Which is how we get to Jesus throwing the money-changers out of the Temple. The law of the Lord is perfect – not a place for hostility, competition, avarice and insecurity. The law is the mirror, the fence and the guide: the money changers in the Temple jumped the fence long ago, they have smashed the mirror and have forgotten the guide. Yesterday’s New York Times[iv] ran an article about the national organization of religious congregations taking their money out of banks, like the Bank of America, which profited shamelessly from writing bad mortgages to people they knew could not pay them, banks whose scandalous behavior tipped the economy into disaster with the foreclosure crisis. Throw those money changers out of the Temple, Jesus would say. God’s world was created with enough for everyone, with enough to go around.
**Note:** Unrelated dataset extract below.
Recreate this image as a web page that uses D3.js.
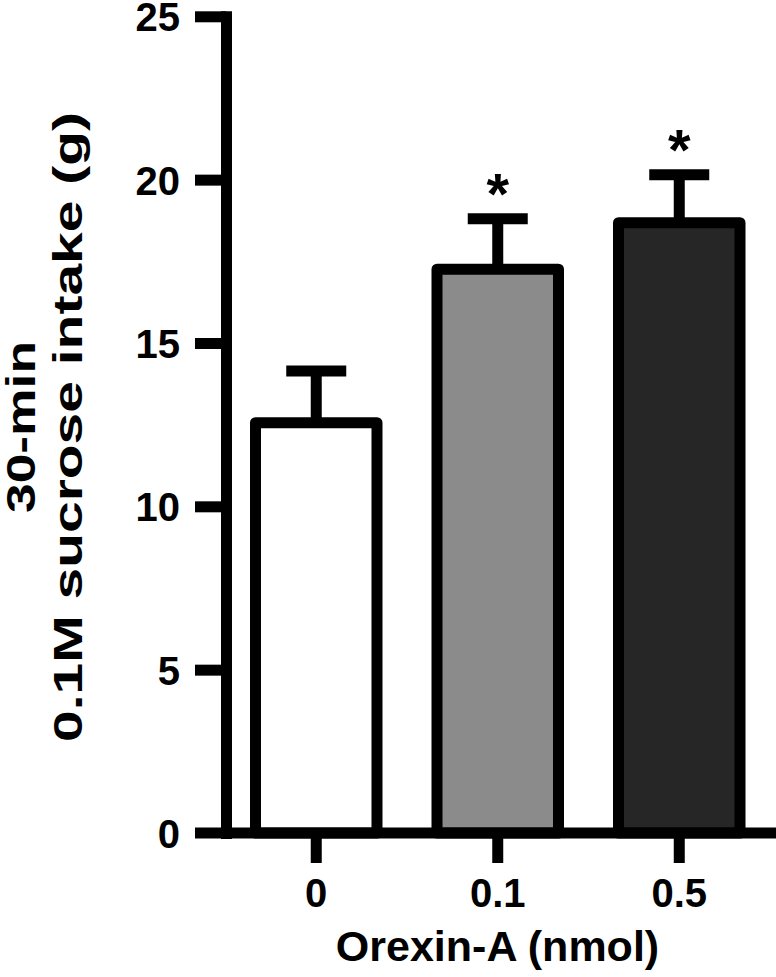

Part of what happens during the Sabbath rest is that all of those goodies are redistributed, and what Jesus was doing with all that ruckus in the Temple was to announce that God’s true Sabbath was about to begin.
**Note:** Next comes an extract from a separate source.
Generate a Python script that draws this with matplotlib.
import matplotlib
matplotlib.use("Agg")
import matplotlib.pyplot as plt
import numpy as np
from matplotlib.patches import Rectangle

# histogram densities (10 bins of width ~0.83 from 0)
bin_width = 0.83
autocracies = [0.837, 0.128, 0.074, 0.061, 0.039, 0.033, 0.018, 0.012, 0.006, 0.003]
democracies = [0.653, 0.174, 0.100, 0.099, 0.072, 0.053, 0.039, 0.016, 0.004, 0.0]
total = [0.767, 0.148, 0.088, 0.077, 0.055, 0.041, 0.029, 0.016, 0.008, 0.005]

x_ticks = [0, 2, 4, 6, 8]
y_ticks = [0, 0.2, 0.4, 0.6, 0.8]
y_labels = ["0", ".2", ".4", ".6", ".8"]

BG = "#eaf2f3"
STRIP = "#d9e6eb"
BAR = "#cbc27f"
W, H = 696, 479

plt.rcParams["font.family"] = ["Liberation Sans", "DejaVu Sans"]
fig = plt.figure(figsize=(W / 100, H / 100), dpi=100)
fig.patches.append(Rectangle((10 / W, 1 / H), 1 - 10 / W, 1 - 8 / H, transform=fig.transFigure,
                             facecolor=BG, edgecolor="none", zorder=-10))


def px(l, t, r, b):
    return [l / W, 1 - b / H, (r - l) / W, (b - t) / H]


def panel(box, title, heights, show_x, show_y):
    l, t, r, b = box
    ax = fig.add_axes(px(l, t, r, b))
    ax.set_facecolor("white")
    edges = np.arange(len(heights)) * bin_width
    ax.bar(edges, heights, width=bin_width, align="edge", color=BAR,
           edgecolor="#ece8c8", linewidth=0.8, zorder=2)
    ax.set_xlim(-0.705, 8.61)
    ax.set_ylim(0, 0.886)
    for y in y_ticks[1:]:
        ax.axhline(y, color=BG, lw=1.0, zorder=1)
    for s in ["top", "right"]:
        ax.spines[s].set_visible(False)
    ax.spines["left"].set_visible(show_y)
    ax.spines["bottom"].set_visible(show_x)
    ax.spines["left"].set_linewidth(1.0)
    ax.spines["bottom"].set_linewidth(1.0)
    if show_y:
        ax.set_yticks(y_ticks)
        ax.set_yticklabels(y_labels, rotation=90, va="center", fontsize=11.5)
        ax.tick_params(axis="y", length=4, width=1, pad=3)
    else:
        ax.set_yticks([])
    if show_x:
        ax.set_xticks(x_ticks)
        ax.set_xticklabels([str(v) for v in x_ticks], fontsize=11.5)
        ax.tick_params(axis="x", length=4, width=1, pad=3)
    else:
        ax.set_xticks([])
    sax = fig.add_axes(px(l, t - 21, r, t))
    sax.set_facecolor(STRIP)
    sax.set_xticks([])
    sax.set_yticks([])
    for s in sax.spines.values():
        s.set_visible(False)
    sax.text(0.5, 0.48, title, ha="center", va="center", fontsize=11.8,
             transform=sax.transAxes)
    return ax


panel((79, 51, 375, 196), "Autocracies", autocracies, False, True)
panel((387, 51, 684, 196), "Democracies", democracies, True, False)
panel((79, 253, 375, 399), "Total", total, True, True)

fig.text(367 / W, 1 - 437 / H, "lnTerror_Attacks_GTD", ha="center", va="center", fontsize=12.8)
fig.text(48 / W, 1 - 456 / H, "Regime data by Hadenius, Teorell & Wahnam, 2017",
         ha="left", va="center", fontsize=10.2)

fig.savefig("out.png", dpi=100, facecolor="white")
So, despite all those people who have wronged us, and made us really mad, and committed all those crimes and misdemeanors, Pelagius is wrong and Augustine is right. We are all enfolded in God’s grace after all, and before all, and above all, and around all. No, we don’t have to do it ourselves. We can throw the bums out, but there will be enough to go around for them, too. We can forgive people who have wronged us, as we have been forgiven by God, but we don’t have to reconcile with them. We don’t have to be their best friends anymore; God’s grace will take care of that, too. We can be enraged, as Jesus was enraged, but, like Jesus, we can lead Sabbath-filled lives, knowing that there is enough for everyone – even enough grace – to go around.